Referring to FIG. 10, and using piece 206A as an example, each piece 206 has a defined perimeter 210, which is shown as a solid, bold outline about the periphery of piece 206A. Since the pizza 200 is generally square-shaped in top view and since the dough substrate 102 defines generally square-shaped pieces 206, the perimeter 210 of piece 206A includes four generally straight edges 212, 214, 216, 217.

As discussed above, each piece 206 defined by the dough substrate 202 may include a sheet portion 218 and a crust portion 220. The crust portion 220 may extend about the perimeter 210 of each piece 206, whether entirely or almost entirely. In other words, each piece 206A, 206B, 206C, 206D may include a crust portion 220 along each of the four edges 212, 214, 216, 217.

Thus, as shown in FIGS. 10 and 11, the sheet portion 218 may receive the toppings 204 and the crust portion 220 may surround the perimeter 210 of each piece of the pizza 200 such that, when the pizza 200 is separated into individual pieces 206A, 206B, 206C, 206D, each piece 206 includes toppings 204 and a crust 220 around the entire perimeter 210.

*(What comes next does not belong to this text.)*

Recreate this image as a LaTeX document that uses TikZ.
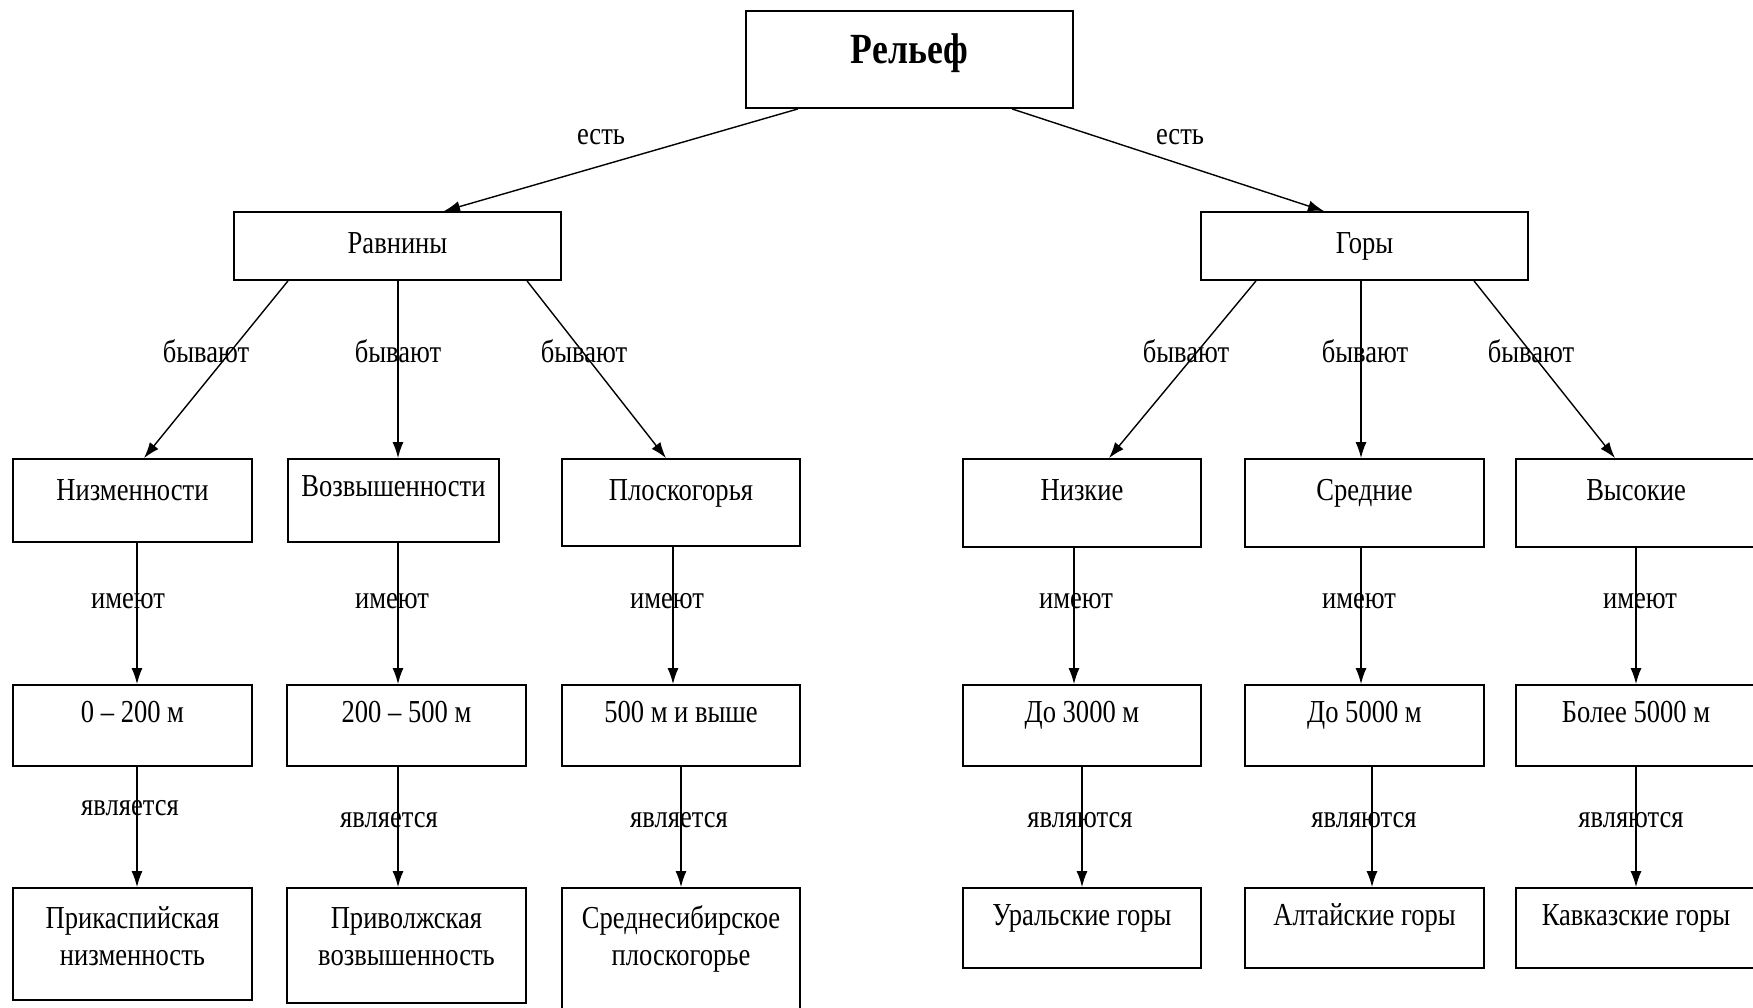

At this point, those skilled in the art will appreciate that pizzas of various shapes and sizes, and having various flavors and textures, may be prepared without departing from the scope of the present disclosure. Furthermore, those skilled in the art will appreciate that providing crust around the entire perimeter of each piece of pizza presents advantages not contemplated by the prior art, such as the ability to easily hold a piece of pizza along any edge without contacting the toppings, thereby making the pizza easier to carry and consume on the go (e.g., at a drive-thru).

Although various aspects of the disclosed pizza and associated methods and apparatus for forming the same have been shown and described, modifications may occur to those skilled in the art upon reading the specification. The present patent application includes such modifications and is limited only by the scope of the claims.